### INSTRUCTION
Write out the material exactly, without any of its pictures.

### PROVIDED MATERIAL
>> Start

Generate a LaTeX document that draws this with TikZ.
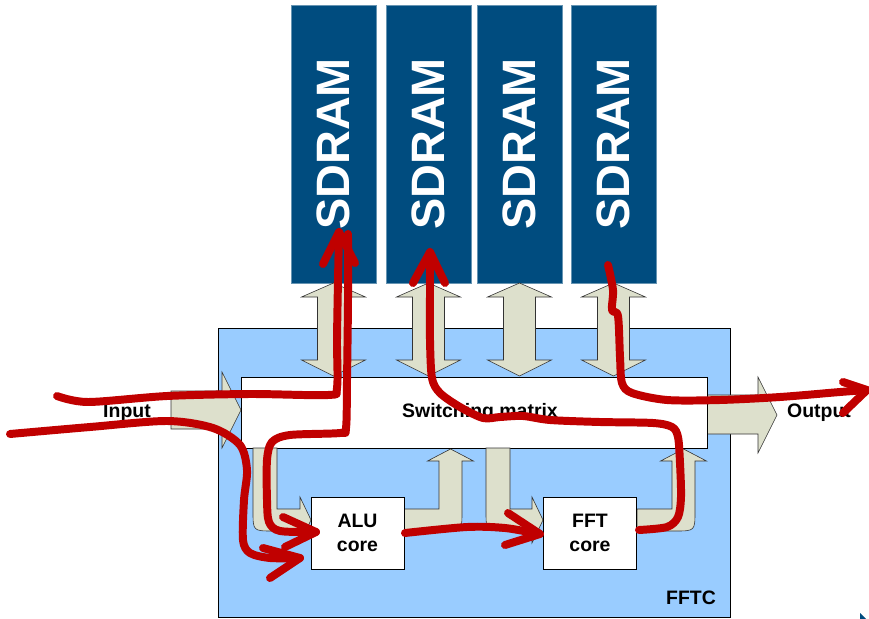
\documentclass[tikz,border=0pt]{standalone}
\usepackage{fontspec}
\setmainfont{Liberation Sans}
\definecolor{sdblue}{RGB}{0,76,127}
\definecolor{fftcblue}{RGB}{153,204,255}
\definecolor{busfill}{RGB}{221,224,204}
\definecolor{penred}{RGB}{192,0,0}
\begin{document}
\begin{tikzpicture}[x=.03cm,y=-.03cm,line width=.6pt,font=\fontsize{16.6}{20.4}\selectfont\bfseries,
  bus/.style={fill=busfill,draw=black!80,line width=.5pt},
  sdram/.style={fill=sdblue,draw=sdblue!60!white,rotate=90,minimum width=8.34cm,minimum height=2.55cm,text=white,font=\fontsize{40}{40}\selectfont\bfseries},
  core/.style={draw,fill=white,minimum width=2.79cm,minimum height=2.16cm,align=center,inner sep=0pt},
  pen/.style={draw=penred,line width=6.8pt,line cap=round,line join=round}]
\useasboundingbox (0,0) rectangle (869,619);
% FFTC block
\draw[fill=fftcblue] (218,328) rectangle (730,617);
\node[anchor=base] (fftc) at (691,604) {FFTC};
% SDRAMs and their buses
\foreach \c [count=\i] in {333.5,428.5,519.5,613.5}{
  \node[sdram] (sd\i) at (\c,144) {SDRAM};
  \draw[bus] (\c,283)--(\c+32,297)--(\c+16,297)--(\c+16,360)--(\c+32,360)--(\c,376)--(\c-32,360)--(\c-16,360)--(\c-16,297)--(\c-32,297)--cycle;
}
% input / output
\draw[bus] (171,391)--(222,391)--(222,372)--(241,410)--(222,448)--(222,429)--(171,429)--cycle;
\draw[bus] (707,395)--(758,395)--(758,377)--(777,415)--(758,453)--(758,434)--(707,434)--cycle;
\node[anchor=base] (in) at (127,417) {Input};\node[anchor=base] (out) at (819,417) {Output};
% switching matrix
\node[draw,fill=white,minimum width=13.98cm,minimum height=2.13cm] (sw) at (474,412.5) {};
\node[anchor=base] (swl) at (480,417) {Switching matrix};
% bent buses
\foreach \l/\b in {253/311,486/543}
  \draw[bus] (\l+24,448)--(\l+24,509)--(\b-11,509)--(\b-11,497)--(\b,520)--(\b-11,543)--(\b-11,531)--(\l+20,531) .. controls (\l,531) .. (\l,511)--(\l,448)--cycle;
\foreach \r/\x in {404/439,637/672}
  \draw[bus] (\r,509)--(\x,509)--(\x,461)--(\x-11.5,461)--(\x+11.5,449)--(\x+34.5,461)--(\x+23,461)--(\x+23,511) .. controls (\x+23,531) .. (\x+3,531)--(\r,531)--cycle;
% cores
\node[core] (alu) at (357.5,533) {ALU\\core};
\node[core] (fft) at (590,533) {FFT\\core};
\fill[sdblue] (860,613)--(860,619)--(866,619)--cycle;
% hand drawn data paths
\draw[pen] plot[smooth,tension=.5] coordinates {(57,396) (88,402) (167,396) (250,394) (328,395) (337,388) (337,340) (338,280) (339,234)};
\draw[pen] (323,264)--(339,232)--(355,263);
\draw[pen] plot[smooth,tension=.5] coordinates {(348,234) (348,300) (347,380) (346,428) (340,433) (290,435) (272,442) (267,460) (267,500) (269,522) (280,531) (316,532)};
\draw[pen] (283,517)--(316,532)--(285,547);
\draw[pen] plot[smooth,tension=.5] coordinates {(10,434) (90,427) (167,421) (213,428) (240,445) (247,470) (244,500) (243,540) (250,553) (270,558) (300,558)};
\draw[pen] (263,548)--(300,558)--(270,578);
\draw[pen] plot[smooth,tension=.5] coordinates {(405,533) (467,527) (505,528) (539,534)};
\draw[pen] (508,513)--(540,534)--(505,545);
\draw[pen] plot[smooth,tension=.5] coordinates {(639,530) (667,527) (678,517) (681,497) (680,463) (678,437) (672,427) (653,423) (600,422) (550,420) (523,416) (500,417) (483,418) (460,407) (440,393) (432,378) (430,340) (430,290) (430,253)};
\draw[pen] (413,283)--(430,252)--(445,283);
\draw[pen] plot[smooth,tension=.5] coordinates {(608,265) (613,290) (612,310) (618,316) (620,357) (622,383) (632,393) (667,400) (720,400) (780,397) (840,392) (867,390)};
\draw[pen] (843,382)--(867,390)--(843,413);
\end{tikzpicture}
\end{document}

>> End

### COMPLETE OUTPUT
Generate a LaTeX document that draws this with TikZ.
\documentclass[tikz,border=0pt]{standalone}
\usepackage{fontspec}
\setmainfont{Liberation Sans}
\definecolor{sdblue}{RGB}{0,76,127}
\definecolor{fftcblue}{RGB}{153,204,255}
\definecolor{busfill}{RGB}{221,224,204}
\definecolor{penred}{RGB}{192,0,0}
\begin{document}
\begin{tikzpicture}[x=.03cm,y=-.03cm,line width=.6pt,font=\fontsize{16.6}{20.4}\selectfont\bfseries,
  bus/.style={fill=busfill,draw=black!80,line width=.5pt},
  sdram/.style={fill=sdblue,draw=sdblue!60!white,rotate=90,minimum width=8.34cm,minimum height=2.55cm,text=white,font=\fontsize{40}{40}\selectfont\bfseries},
  core/.style={draw,fill=white,minimum width=2.79cm,minimum height=2.16cm,align=center,inner sep=0pt},
  pen/.style={draw=penred,line width=6.8pt,line cap=round,line join=round}]
\useasboundingbox (0,0) rectangle (869,619);
% FFTC block
\draw[fill=fftcblue] (218,328) rectangle (730,617);
\node[anchor=base] (fftc) at (691,604) {FFTC};
% SDRAMs and their buses
\foreach \c [count=\i] in {333.5,428.5,519.5,613.5}{
  \node[sdram] (sd\i) at (\c,144) {SDRAM};
  \draw[bus] (\c,283)--(\c+32,297)--(\c+16,297)--(\c+16,360)--(\c+32,360)--(\c,376)--(\c-32,360)--(\c-16,360)--(\c-16,297)--(\c-32,297)--cycle;
}
% input / output
\draw[bus] (171,391)--(222,391)--(222,372)--(241,410)--(222,448)--(222,429)--(171,429)--cycle;
\draw[bus] (707,395)--(758,395)--(758,377)--(777,415)--(758,453)--(758,434)--(707,434)--cycle;
\node[anchor=base] (in) at (127,417) {Input};\node[anchor=base] (out) at (819,417) {Output};
% switching matrix
\node[draw,fill=white,minimum width=13.98cm,minimum height=2.13cm] (sw) at (474,412.5) {};
\node[anchor=base] (swl) at (480,417) {Switching matrix};
% bent buses
\foreach \l/\b in {253/311,486/543}
  \draw[bus] (\l+24,448)--(\l+24,509)--(\b-11,509)--(\b-11,497)--(\b,520)--(\b-11,543)--(\b-11,531)--(\l+20,531) .. controls (\l,531) .. (\l,511)--(\l,448)--cycle;
\foreach \r/\x in {404/439,637/672}
  \draw[bus] (\r,509)--(\x,509)--(\x,461)--(\x-11.5,461)--(\x+11.5,449)--(\x+34.5,461)--(\x+23,461)--(\x+23,511) .. controls (\x+23,531) .. (\x+3,531)--(\r,531)--cycle;
% cores
\node[core] (alu) at (357.5,533) {ALU\\core};
\node[core] (fft) at (590,533) {FFT\\core};
\fill[sdblue] (860,613)--(860,619)--(866,619)--cycle;
% hand drawn data paths
\draw[pen] plot[smooth,tension=.5] coordinates {(57,396) (88,402) (167,396) (250,394) (328,395) (337,388) (337,340) (338,280) (339,234)};
\draw[pen] (323,264)--(339,232)--(355,263);
\draw[pen] plot[smooth,tension=.5] coordinates {(348,234) (348,300) (347,380) (346,428) (340,433) (290,435) (272,442) (267,460) (267,500) (269,522) (280,531) (316,532)};
\draw[pen] (283,517)--(316,532)--(285,547);
\draw[pen] plot[smooth,tension=.5] coordinates {(10,434) (90,427) (167,421) (213,428) (240,445) (247,470) (244,500) (243,540) (250,553) (270,558) (300,558)};
\draw[pen] (263,548)--(300,558)--(270,578);
\draw[pen] plot[smooth,tension=.5] coordinates {(405,533) (467,527) (505,528) (539,534)};
\draw[pen] (508,513)--(540,534)--(505,545);
\draw[pen] plot[smooth,tension=.5] coordinates {(639,530) (667,527) (678,517) (681,497) (680,463) (678,437) (672,427) (653,423) (600,422) (550,420) (523,416) (500,417) (483,418) (460,407) (440,393) (432,378) (430,340) (430,290) (430,253)};
\draw[pen] (413,283)--(430,252)--(445,283);
\draw[pen] plot[smooth,tension=.5] coordinates {(608,265) (613,290) (612,310) (618,316) (620,357) (622,383) (632,393) (667,400) (720,400) (780,397) (840,392) (867,390)};
\draw[pen] (843,382)--(867,390)--(843,413);
\end{tikzpicture}
\end{document}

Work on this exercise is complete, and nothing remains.